After a hot and sticky first day at Aachen for the FEI European Championships, Great Britain have kept themselves right up in the medal hunt with two riders gone. It was a day of anticipation for Team GBR with two debutante horses but both performed brilliantly under their experienced riders to lie in bronze position with the home German team leading and the Netherlands in silver.
Worcestershire’s Michael Eilberg got the British team off to a solid start riding his father Ferdi’s Marakov (pictured right) with 69.943%.
Aachen is to dressage as Wimbledon is to tennis and the arena is a daunting one. Part of the Eilberg family as a youngster, Latvian bred Marakov was originally destined for a career in show jumping, as was Michael, but as the rider’s discipline changed, so did the horse’s and their focus was dressage. The horse was the first to take Michael to grand prix level so competing at a senior championships is all the more special.
‘Marco’, as Marakov is known, entered the impressive arena tentatively but a pat from Michael reassured him and they started on their biggest performance to date. The test was very regular with impressive piaffe and passage earning good scores from the seven-strong judges panel. Michael really let the horse fly in the extended canter before a smooth transition back. The duo came turned on to the centre line for the tricky canter zig-zag and a mis-communication put them off their stride to lose vital marks. A well-presented final centre line pulled up some marks and 70.314% was provisionally the score.

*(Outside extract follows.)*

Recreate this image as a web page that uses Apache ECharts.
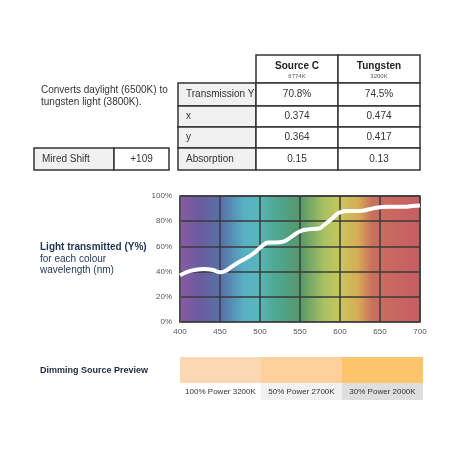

The score was revised to 69.943% on the final count, just missing out on a plus 70% score, but a great start for the team nonetheless.
After his test, Michael commented: “I’m really pleased with him; it was a daunting atmosphere. Perhaps I could have let go of him a bit more but that can go either way so overall, I’m happy. I still feel like I have to go in and hold his hand but it’s pleasing that even having to help him out we can still score plus 70. My score will free Fiona up so she can relax and ride to her best; her horse looked amazing this morning working. It’s a real championship atmosphere here and little mistakes can prove costly. It’s a lovely thing; when he was new to grand prix, he could be nervous and spooky and we’d get 59% but now he copes with the nerves and can score 70%.”